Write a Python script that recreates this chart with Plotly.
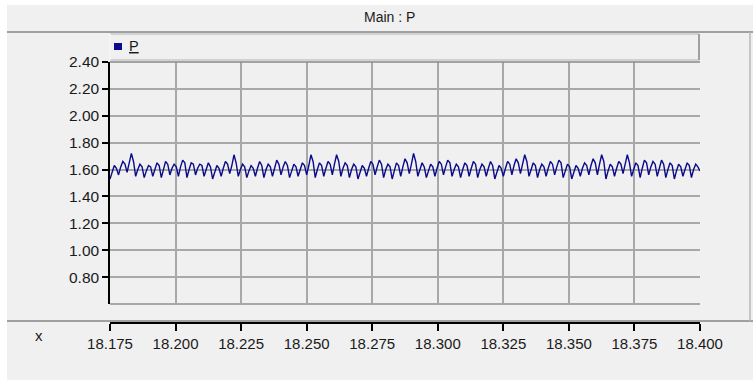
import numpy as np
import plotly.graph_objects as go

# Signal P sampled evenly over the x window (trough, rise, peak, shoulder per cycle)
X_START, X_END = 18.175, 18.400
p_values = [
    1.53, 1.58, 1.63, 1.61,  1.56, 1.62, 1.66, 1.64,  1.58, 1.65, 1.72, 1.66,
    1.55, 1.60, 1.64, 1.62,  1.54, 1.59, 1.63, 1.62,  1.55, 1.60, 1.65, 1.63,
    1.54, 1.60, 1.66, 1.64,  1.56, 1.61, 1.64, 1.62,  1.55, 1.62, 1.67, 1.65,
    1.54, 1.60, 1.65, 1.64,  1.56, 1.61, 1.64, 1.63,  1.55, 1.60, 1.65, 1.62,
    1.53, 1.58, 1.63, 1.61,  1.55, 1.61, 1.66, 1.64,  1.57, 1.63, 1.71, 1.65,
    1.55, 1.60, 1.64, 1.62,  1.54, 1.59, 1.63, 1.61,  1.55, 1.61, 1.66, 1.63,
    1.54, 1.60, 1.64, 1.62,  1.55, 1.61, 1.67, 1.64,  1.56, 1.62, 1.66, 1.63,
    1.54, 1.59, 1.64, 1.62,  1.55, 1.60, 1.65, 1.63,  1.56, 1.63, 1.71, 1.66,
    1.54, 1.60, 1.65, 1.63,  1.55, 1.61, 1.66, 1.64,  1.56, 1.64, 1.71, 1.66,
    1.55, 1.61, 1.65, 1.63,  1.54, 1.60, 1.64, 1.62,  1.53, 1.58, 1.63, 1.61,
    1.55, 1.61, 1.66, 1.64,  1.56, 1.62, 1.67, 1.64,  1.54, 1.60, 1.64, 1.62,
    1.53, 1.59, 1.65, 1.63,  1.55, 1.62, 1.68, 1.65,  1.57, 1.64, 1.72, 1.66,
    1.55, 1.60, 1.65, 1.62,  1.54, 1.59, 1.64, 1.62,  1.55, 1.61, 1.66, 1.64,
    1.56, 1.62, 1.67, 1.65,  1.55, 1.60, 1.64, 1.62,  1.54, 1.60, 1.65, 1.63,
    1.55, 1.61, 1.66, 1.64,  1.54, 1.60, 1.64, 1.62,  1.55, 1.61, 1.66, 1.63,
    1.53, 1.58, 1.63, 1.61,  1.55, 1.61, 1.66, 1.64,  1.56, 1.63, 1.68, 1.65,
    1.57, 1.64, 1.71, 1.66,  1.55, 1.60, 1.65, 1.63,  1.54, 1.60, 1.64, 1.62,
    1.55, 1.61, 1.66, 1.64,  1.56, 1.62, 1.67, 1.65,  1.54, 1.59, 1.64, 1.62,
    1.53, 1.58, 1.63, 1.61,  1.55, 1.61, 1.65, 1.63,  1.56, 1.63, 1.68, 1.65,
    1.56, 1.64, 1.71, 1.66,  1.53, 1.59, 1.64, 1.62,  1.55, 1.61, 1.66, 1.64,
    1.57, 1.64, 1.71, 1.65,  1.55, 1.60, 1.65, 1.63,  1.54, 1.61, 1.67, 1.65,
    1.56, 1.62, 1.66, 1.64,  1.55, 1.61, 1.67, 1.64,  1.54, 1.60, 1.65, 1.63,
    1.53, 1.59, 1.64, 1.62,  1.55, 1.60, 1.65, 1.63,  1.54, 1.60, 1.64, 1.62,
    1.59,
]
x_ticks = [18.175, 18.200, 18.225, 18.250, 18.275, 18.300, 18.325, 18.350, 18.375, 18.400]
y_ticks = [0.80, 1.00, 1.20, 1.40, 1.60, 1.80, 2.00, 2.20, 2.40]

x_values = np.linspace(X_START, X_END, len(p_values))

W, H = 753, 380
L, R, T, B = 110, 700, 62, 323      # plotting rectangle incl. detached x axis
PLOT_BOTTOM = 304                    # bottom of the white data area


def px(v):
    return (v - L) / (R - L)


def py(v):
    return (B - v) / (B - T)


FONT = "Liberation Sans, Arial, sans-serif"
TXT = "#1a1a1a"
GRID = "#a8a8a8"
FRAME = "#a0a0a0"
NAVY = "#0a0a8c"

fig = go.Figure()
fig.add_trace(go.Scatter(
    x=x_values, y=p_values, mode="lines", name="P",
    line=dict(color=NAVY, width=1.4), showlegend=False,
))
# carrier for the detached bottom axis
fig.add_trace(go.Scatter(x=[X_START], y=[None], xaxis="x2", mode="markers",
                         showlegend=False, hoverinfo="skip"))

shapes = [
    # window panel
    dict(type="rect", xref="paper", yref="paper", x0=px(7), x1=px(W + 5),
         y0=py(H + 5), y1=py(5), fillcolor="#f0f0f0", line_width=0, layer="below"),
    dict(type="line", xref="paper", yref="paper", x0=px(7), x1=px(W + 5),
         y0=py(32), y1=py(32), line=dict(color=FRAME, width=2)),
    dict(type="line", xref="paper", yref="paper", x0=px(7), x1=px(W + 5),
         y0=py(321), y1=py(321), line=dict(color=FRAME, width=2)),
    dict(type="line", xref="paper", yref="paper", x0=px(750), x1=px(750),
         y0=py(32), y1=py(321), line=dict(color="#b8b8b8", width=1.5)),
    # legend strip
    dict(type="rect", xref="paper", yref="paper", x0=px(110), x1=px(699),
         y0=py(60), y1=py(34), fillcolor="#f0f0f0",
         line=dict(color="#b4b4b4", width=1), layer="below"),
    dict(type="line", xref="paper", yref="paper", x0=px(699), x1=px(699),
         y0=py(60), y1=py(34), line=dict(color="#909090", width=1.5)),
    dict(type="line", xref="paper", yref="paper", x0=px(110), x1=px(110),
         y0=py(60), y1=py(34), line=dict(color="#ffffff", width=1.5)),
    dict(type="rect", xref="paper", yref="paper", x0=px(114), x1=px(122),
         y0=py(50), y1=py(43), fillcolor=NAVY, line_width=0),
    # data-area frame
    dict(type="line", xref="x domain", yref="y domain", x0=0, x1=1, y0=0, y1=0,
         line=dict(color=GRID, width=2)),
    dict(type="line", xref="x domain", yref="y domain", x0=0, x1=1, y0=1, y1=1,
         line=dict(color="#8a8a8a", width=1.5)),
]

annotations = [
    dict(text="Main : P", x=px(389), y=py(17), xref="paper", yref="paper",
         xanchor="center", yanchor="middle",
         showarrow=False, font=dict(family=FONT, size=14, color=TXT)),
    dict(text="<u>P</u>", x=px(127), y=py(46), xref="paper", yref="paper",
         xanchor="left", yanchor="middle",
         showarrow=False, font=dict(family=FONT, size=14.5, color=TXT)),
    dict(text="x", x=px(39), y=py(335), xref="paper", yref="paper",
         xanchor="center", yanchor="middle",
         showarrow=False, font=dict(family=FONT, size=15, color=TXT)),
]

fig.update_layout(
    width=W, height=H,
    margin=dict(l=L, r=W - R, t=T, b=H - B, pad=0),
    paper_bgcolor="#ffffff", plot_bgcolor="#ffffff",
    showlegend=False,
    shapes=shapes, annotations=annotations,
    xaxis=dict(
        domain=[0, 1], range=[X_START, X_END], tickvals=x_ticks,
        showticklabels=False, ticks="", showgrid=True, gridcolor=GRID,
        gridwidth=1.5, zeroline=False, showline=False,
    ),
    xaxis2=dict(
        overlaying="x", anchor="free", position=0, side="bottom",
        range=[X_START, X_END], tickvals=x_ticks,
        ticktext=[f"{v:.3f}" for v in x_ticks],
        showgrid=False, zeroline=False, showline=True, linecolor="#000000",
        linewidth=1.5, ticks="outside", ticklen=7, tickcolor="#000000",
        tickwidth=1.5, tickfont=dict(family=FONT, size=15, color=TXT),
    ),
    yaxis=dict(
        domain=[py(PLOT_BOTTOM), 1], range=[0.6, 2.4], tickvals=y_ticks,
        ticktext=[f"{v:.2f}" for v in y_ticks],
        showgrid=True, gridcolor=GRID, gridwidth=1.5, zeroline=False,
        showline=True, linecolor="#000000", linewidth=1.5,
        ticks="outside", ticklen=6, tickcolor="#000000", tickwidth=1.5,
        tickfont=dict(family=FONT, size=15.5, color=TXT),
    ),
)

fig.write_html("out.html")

> DIRECTIONS FOR THIS TASK
Take the lines from the start of the material to the line with "import plotly.graph_objects as go", both included, and transcribe them exactly without the pictures.

> TASK RESULT
Write a Python script that recreates this chart with Plotly.
import numpy as np
import plotly.graph_objects as go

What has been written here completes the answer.